The study also raises an important question regarding the effects of decentralization on inter-ethnic relationships in the region. He points out that the greater independence from Jakarta in decision making, while a desired and positive outcome of decentralization, has made ethnic relations more competitive than ever and has been yet another factor pushing the politicization of ethnicity: “decentralization has precipitated a virulent form of identity politics: the politics of nativism” (135). Davidson has made an interesting observation regarding the changing notion of indigeneity in Indonesia, originally a concept synonymous with backwardness: “‘Primitives’, foreigners in their own land, they are accused of having contributed little to the nation's glory, particularly to its founding, when daring revolutionary heroes threw off the colonial yoke” (85). Now, as Davidson shows, the idea of indigeneity has evolved gradually to become valued political capital, if not in Jakarta then at least on a regional scale. This process has changed the division of power and political potential, placing the hitherto obscure Dayaks at the top of the ethnic ladder and causing the remaining groups to struggle either to legitimize their indigeneity (Malays, Chinese (sic!)) or to secure their rights as non-indigenous peoples (Madurese) (170-171).
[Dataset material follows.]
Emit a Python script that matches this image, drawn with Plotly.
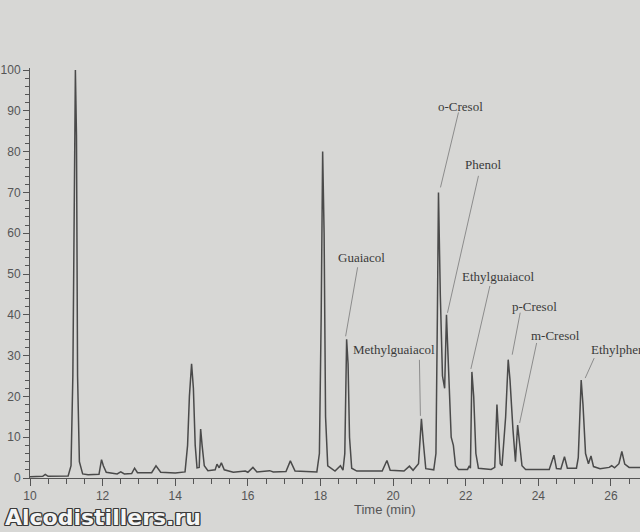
import plotly.graph_objects as go

# ---- data ----
time_min = [10.0, 10.35, 10.42, 10.5, 11.05, 11.13, 11.18, 11.22, 11.25, 11.28, 11.31, 11.36, 11.45, 11.6,
            11.9, 11.97, 12.02, 12.1, 12.4, 12.5, 12.6, 12.8, 12.88, 12.96, 13.35, 13.47, 13.6, 14.0,
            14.27, 14.34, 14.39, 14.45, 14.5, 14.55, 14.6, 14.66, 14.7, 14.74, 14.8, 14.9, 15.1, 15.15,
            15.21, 15.27, 15.35, 15.6, 15.93, 16.0, 16.14, 16.25, 16.6, 16.7, 17.05, 17.17, 17.3, 17.9,
            17.97, 18.02, 18.06, 18.1, 18.14, 18.2, 18.4, 18.55, 18.62, 18.67, 18.72, 18.76, 18.8, 18.86,
            19.0, 19.7, 19.83, 19.92, 20.3, 20.45, 20.55, 20.7, 20.78, 20.83, 20.9, 21.12, 21.18, 21.22,
            21.25, 21.3, 21.36, 21.42, 21.47, 21.5, 21.55, 21.6, 21.66, 21.72, 21.8, 22.05, 22.1, 22.13,
            22.17, 22.22, 22.28, 22.35, 22.7, 22.8, 22.86, 22.9, 22.95, 23.0, 23.1, 23.17, 23.22, 23.3,
            23.37, 23.43, 23.48, 23.55, 23.65, 24.3, 24.43, 24.5, 24.62, 24.72, 24.8, 25.05, 25.1, 25.18,
            25.23, 25.3, 25.38, 25.45, 25.52, 25.7, 25.95, 26.02, 26.1, 26.22, 26.3, 26.38, 26.5, 26.8]
signal = [0.3, 0.4, 0.9, 0.4, 0.5, 3, 25, 65, 100, 84, 25, 4, 1.0, 0.8,
          0.9, 4.5, 3.0, 1.4, 1.0, 1.5, 1.0, 1.1, 2.4, 1.3, 1.3, 3.0, 1.4, 1.2,
          1.5, 8, 20, 28, 22, 8, 2.5, 2.6, 12, 8, 3, 1.8, 2.0, 3.4,
          2.5, 3.7, 2.0, 1.4, 1.7, 1.4, 2.6, 1.5, 1.8, 1.5, 1.6, 4.2, 1.7, 1.5,
          6, 40, 80, 60, 15, 3, 1.7, 3.0, 1.9, 6, 34, 28, 10, 2.4,
          1.7, 1.7, 4.3, 1.9, 1.7, 2.9, 1.9, 3.5, 14.5, 9, 2.3, 2.0, 6, 40,
          70, 45, 25, 22, 40, 33, 22, 10, 8, 3, 2.1, 2.1, 3, 2.4,
          26, 20, 6, 2.4, 2.1, 2.6, 18, 12, 3.5, 3, 15, 29, 24, 12,
          4, 13, 9, 3, 2.1, 2.1, 5.6, 2.3, 2.2, 5.2, 2.4, 2.4, 5, 24,
          18, 6, 3.5, 5.4, 2.8, 2.3, 2.6, 3.0, 2.5, 3.5, 6.5, 3.4, 2.6, 2.6]

compound_names = ["Guaiacol", "Methylguaiacol", "o-Cresol", "Phenol",
                  "Ethylguaiacol", "p-Cresol", "m-Cresol", "Ethylphenol"]
compound_times = [18.72, 20.78, 21.25, 21.47, 22.17, 23.17, 23.43, 25.18]

x_ticks = [10, 12, 14, 16, 18, 20, 22, 24, 26]
y_ticks = [0, 10, 20, 30, 40, 50, 60, 70, 80, 90, 100]

# ---- label placement (pixel offsets from the peak apex, screen y down) ----
label_style = [
    # text dx, dy, xanchor, line start dx, dy, line end dx, dy
    (15, -82, "center", 11, -72, -1, -3),
    (-27, -69, "center", -2, -59, -1, -3),
    (22, -86, "center", 20, -80, 2, -5),
    (37, -150, "center", 32, -139, 1, -2),
    (27, -95, "center", 18, -86, -1, -3),
    (26, -53, "center", 12, -47, 4, -5),
    (38, -89, "center", 19, -82, 2, -2),
    (8, -31, "left", 13, -22, 4, -2),
]

BG = "#d7d7d5"
INK = "#4a4a4a"

fig = go.Figure()
fig.add_trace(go.Scatter(x=time_min, y=signal, mode="lines",
                         line=dict(color=INK, width=1.5), hoverinfo="skip",
                         showlegend=False))

annotations = []
shapes = []
for name, t, st in zip(compound_names, compound_times, label_style):
    h = signal[time_min.index(t)]
    tdx, tdy, anchor, lx0, ly0, lx1, ly1 = st
    annotations.append(dict(x=t, y=h, xref="x", yref="y", text=name, showarrow=False,
                            xshift=tdx, yshift=-tdy, xanchor=anchor, yanchor="middle",
                            font=dict(family="Liberation Serif", size=13, color="#3a3a3a")))
    shapes.append(dict(type="line", xref="x", yref="y", xsizemode="pixel", ysizemode="pixel",
                       xanchor=t, yanchor=h, x0=lx0, y0=-ly0, x1=lx1, y1=-ly1,
                       line=dict(color="#8c8c8c", width=1)))

# axis title
annotations.append(dict(x=0.582, y=-0.078, xref="paper", yref="paper", text="Time (min)",
                        showarrow=False, xanchor="center", yanchor="middle",
                        font=dict(family="Liberation Sans", size=13, color="#555555")))

# watermark with dark outline
wm = "<b>Alcodistillers.ru</b>"
wx, wy = -0.045, -0.097
outline = ("1.2px 0 0 #3a3a3a, -1.2px 0 0 #3a3a3a, 0 1.2px 0 #3a3a3a, 0 -1.2px 0 #3a3a3a, "
           "1px 1px 0 #3a3a3a, -1px -1px 0 #3a3a3a, 1px -1px 0 #3a3a3a, -1px 1px 0 #3a3a3a")
try:
    go.layout.Annotation(font=dict(shadow=outline))
    annotations.append(dict(x=wx, y=wy, xref="paper", yref="paper", text=wm, showarrow=False,
                            xanchor="left", yanchor="middle",
                            font=dict(family="DejaVu Sans", size=22, color="#f4f4f4",
                                      shadow=outline)))
except Exception:
    for ox, oy in [(-1.3, 0), (1.3, 0), (0, 1.3), (0, -1.3), (-1, -1), (1, 1), (-1, 1), (1, -1)]:
        annotations.append(dict(x=wx, y=wy, xref="paper", yref="paper", text=wm, showarrow=False,
                                xanchor="left", yanchor="middle", xshift=ox, yshift=oy,
                                font=dict(family="DejaVu Sans", size=22, color="#3a3a3a")))
    annotations.append(dict(x=wx, y=wy, xref="paper", yref="paper", text=wm, showarrow=False,
                            xanchor="left", yanchor="middle",
                            font=dict(family="DejaVu Sans", size=22, color="#f4f4f4")))

fig.update_layout(
    width=640, height=532,
    margin=dict(l=30, r=0, t=68, b=54),
    paper_bgcolor=BG, plot_bgcolor=BG,
    annotations=annotations, shapes=shapes,
    xaxis=dict(range=[10, 26.8], tickvals=x_ticks, ticks="outside", ticklen=7, tickwidth=1,
               tickcolor="#555555", showline=True, linecolor="#555555", linewidth=1,
               showgrid=False, zeroline=False,
               minor=dict(dtick=0.5, tick0=10, ticks="outside", ticklen=5, tickcolor="#555555",
                          showgrid=False),
               tickfont=dict(family="Liberation Sans", size=12, color="#555555")),
    yaxis=dict(range=[0, 100.5], tickvals=y_ticks, ticks="outside", ticklen=6, tickwidth=1,
               tickcolor="#555555", showline=True, linecolor="#555555", linewidth=1,
               showgrid=False, zeroline=False,
               minor=dict(dtick=2, tick0=0, ticks="outside", ticklen=4, tickcolor="#555555",
                          showgrid=False),
               tickfont=dict(family="Liberation Sans", size=12, color="#555555")),
)

fig.write_html("out.html", config={"displayModeBar": False},
               post_script="document.body.style.margin='0';document.body.style.background='%s';" % BG)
According to Davidson's findings, the notion, common among locals, of Malays as non-indigenous comes from the fact that they are Muslims. “Muslim” in this case becomes an antonym of “indigenous”. This implication, well rooted in minds of the denizens of West Borneo, has resulted in a number of acts designed to prove the indigeneity of Malays in West Borneo, with the argument that “ancestral conversion to Islam should not preclude claims to indigeneity”.
Given the ongoing process of democratization in Indonesia, the book is an important contribution to our understanding of possible developments regarding civil rights, internal migration, inter-ethnic relations, and decentralization in the country.